━━━ SUPPLIED DATA ━━━

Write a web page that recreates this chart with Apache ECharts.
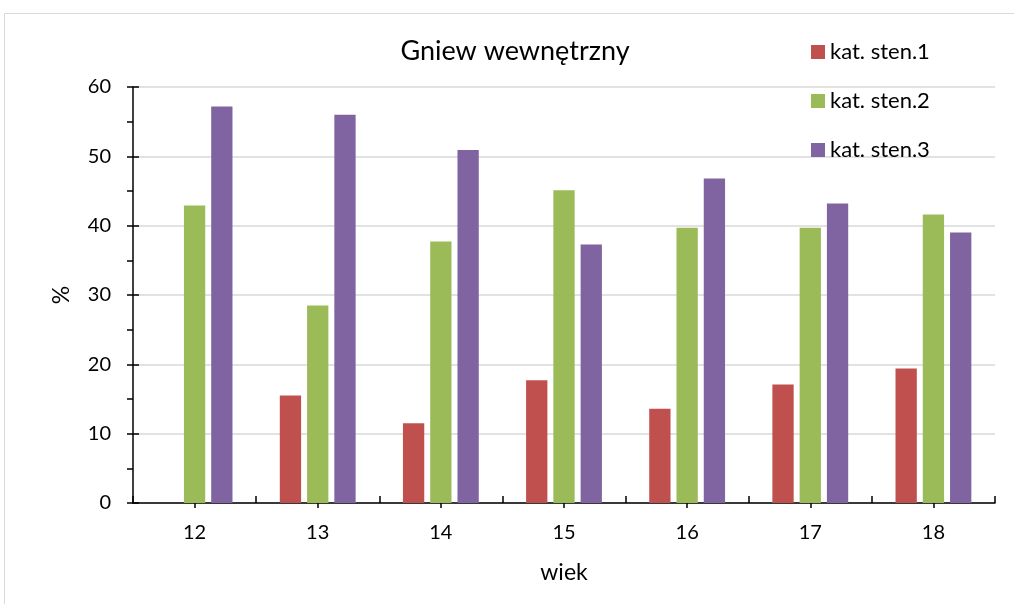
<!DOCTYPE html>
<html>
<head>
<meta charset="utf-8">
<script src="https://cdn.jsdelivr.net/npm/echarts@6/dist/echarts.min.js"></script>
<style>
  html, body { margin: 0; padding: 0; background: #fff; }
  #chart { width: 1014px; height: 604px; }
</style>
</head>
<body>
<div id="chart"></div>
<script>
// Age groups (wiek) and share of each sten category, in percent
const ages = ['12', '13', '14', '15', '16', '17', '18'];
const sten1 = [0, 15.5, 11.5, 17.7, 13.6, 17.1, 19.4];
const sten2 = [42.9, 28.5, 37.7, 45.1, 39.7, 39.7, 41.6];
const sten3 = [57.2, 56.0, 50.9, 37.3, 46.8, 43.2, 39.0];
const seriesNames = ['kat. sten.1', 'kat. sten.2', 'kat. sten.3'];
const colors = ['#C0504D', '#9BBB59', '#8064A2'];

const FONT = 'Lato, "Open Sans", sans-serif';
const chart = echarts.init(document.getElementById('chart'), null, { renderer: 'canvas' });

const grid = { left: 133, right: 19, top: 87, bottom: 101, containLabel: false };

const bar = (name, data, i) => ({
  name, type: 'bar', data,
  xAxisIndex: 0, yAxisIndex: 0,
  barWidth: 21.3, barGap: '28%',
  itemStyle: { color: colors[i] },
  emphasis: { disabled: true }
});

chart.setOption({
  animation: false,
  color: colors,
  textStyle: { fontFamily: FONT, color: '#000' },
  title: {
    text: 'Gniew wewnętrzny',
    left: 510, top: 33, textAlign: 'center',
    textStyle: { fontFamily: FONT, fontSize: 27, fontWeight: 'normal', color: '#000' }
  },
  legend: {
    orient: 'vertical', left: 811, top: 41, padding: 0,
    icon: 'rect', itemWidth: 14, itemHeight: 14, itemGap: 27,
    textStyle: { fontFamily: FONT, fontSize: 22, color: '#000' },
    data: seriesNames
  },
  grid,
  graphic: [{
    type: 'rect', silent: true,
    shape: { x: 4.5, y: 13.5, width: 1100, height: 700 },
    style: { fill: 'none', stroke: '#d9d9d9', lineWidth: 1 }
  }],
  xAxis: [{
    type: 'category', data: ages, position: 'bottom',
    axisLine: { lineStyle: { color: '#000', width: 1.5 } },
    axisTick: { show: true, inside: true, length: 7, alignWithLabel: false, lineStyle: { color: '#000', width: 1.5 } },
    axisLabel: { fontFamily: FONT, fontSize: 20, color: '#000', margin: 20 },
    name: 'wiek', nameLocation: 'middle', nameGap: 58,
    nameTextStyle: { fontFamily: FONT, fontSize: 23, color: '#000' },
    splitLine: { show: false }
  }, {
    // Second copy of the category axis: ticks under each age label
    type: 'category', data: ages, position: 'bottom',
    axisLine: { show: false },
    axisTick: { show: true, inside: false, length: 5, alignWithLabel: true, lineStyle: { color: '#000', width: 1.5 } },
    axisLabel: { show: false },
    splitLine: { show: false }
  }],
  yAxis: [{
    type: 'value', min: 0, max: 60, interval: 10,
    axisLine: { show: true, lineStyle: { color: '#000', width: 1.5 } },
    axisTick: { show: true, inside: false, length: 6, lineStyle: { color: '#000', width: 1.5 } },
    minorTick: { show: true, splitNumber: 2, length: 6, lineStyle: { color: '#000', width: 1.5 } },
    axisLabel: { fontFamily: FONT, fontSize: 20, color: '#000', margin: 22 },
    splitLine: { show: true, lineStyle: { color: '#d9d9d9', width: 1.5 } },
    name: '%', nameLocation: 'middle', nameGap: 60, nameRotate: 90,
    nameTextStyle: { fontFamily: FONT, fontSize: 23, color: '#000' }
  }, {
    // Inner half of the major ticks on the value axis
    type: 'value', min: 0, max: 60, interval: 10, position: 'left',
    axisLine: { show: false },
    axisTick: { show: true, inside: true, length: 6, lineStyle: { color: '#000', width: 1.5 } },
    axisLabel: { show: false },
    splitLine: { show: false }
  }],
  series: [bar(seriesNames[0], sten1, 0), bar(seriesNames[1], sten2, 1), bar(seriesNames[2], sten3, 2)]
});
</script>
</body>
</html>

━━━

Produce an exact copy of each line of data, skipping embedded images.

▶ [EXPECTED OUTPUT]:
Write a web page that recreates this chart with Apache ECharts.
<!DOCTYPE html>
<html>
<head>
<meta charset="utf-8">
<script src="https://cdn.jsdelivr.net/npm/echarts@6/dist/echarts.min.js"></script>
<style>
  html, body { margin: 0; padding: 0; background: #fff; }
  #chart { width: 1014px; height: 604px; }
</style>
</head>
<body>
<div id="chart"></div>
<script>
// Age groups (wiek) and share of each sten category, in percent
const ages = ['12', '13', '14', '15', '16', '17', '18'];
const sten1 = [0, 15.5, 11.5, 17.7, 13.6, 17.1, 19.4];
const sten2 = [42.9, 28.5, 37.7, 45.1, 39.7, 39.7, 41.6];
const sten3 = [57.2, 56.0, 50.9, 37.3, 46.8, 43.2, 39.0];
const seriesNames = ['kat. sten.1', 'kat. sten.2', 'kat. sten.3'];
const colors = ['#C0504D', '#9BBB59', '#8064A2'];

const FONT = 'Lato, "Open Sans", sans-serif';
const chart = echarts.init(document.getElementById('chart'), null, { renderer: 'canvas' });

const grid = { left: 133, right: 19, top: 87, bottom: 101, containLabel: false };

const bar = (name, data, i) => ({
  name, type: 'bar', data,
  xAxisIndex: 0, yAxisIndex: 0,
  barWidth: 21.3, barGap: '28%',
  itemStyle: { color: colors[i] },
  emphasis: { disabled: true }
});

chart.setOption({
  animation: false,
  color: colors,
  textStyle: { fontFamily: FONT, color: '#000' },
  title: {
    text: 'Gniew wewnętrzny',
    left: 510, top: 33, textAlign: 'center',
    textStyle: { fontFamily: FONT, fontSize: 27, fontWeight: 'normal', color: '#000' }
  },
  legend: {
    orient: 'vertical', left: 811, top: 41, padding: 0,
    icon: 'rect', itemWidth: 14, itemHeight: 14, itemGap: 27,
    textStyle: { fontFamily: FONT, fontSize: 22, color: '#000' },
    data: seriesNames
  },
  grid,
  graphic: [{
    type: 'rect', silent: true,
    shape: { x: 4.5, y: 13.5, width: 1100, height: 700 },
    style: { fill: 'none', stroke: '#d9d9d9', lineWidth: 1 }
  }],
  xAxis: [{
    type: 'category', data: ages, position: 'bottom',
    axisLine: { lineStyle: { color: '#000', width: 1.5 } },
    axisTick: { show: true, inside: true, length: 7, alignWithLabel: false, lineStyle: { color: '#000', width: 1.5 } },
    axisLabel: { fontFamily: FONT, fontSize: 20, color: '#000', margin: 20 },
    name: 'wiek', nameLocation: 'middle', nameGap: 58,
    nameTextStyle: { fontFamily: FONT, fontSize: 23, color: '#000' },
    splitLine: { show: false }
  }, {
    // Second copy of the category axis: ticks under each age label
    type: 'category', data: ages, position: 'bottom',
    axisLine: { show: false },
    axisTick: { show: true, inside: false, length: 5, alignWithLabel: true, lineStyle: { color: '#000', width: 1.5 } },
    axisLabel: { show: false },
    splitLine: { show: false }
  }],
  yAxis: [{
    type: 'value', min: 0, max: 60, interval: 10,
    axisLine: { show: true, lineStyle: { color: '#000', width: 1.5 } },
    axisTick: { show: true, inside: false, length: 6, lineStyle: { color: '#000', width: 1.5 } },
    minorTick: { show: true, splitNumber: 2, length: 6, lineStyle: { color: '#000', width: 1.5 } },
    axisLabel: { fontFamily: FONT, fontSize: 20, color: '#000', margin: 22 },
    splitLine: { show: true, lineStyle: { color: '#d9d9d9', width: 1.5 } },
    name: '%', nameLocation: 'middle', nameGap: 60, nameRotate: 90,
    nameTextStyle: { fontFamily: FONT, fontSize: 23, color: '#000' }
  }, {
    // Inner half of the major ticks on the value axis
    type: 'value', min: 0, max: 60, interval: 10, position: 'left',
    axisLine: { show: false },
    axisTick: { show: true, inside: true, length: 6, lineStyle: { color: '#000', width: 1.5 } },
    axisLabel: { show: false },
    splitLine: { show: false }
  }],
  series: [bar(seriesNames[0], sten1, 0), bar(seriesNames[1], sten2, 1), bar(seriesNames[2], sten3, 2)]
});
</script>
</body>
</html>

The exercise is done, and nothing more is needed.